Adoptée récemment à l’Assemblée nationale française, une résolution non contraignante a suscité un regain d’attention autour d’un dossier historique explosif : la dette imposée à Haïti en 1825 par la France. Bien qu’elle n’ait pas de valeur juridique, cette prise de position représente une avancée politique et symbolique majeure, ouvrant la voie à des discussions sur la justice mémorielle et les réparations post-coloniales.
Le texte invite la République française à reconnaître publiquement l’injustice coloniale faite à Haïti, à en mesurer les impacts sur le développement du pays, et à envisager des mesures de réparation. Il recommande également la création d’une commission indépendante chargée d’accompagner les initiatives mémorielles et de justice réparatrice entre les deux nations.
Cette résolution fait directement écho à l’indemnité de 150 millions de francs-or imposée par le roi Charles X en 1825 — plus tard réduite à 90 millions. Ce montant visait à indemniser les anciens colons français pour la perte de leurs « biens », incluant les personnes réduites en esclavage. Contraint sous la menace d’une intervention militaire, Haïti a été forcée de contracter de lourds emprunts à des taux usuraires auprès de banques françaises, s’enfonçant dans une spirale d’endettement qui ne s’est achevée qu’en 1952.

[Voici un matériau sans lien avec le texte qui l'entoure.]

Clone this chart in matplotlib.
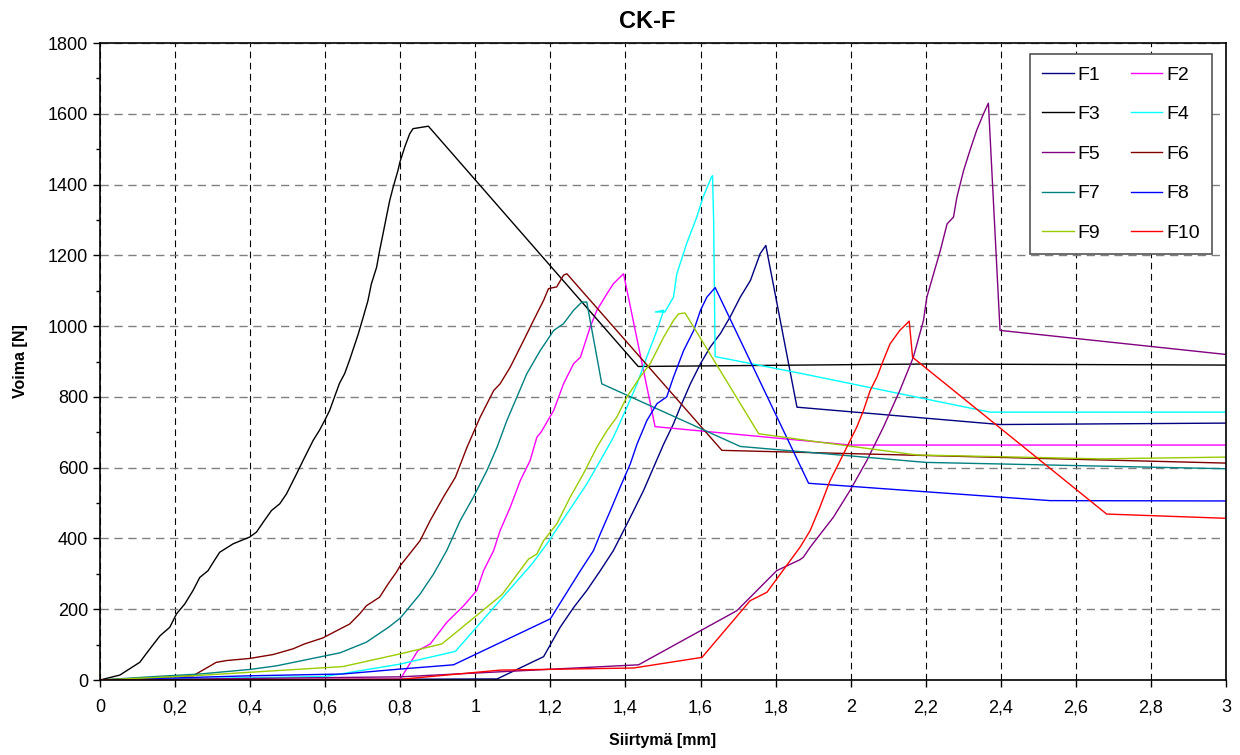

Pour la Fondation pour la mémoire de l’esclavage (FME), cette injustice historique constitue une « double dette » : celle de l’indemnité elle-même, et celle des emprunts contractés pour la rembourser. Une charge financière qui aurait durablement freiné le développement d’Haïti et contribué à sa vulnérabilité économique actuelle.
En avril 2025, le président Emmanuel Macron a annoncé la création d’une mission de mémoire conjointe France-Haïti, mais sans évoquer d’éventuelle compensation financière. Une demi-mesure selon de nombreux responsables haïtiens et militants, qui estiment que la reconnaissance n’est complète qu’avec une réparation concrète.
Ce débat remonte notamment à 2003, lorsque l’ancien président haïtien Jean-Bertrand Aristide avait réclamé 21,7 milliards de dollars à la France, relançant à l’époque les discussions internationales sur les réparations coloniales.
Lors des débats au Palais Bourbon, le ministre délégué à la Francophonie, Thani Mohamed Soilihi, a émis un « avis de sagesse », suggérant une forme d’ouverture du gouvernement. À l’opposé, le député d’extrême droite Emeric Salmon a exprimé son inquiétude face au « précédent dangereux » que constituerait un remboursement officiel.
Même sans portée légale, cette résolution marque une rupture : la France admet pour la première fois, sur le plan institutionnel, l’existence d’une dette morale envers Haïti. Une avancée symbolique forte, qui pourrait faire pression pour que l’histoire cesse d’être une cicatrice ouverte, et devienne enfin un levier de réparation.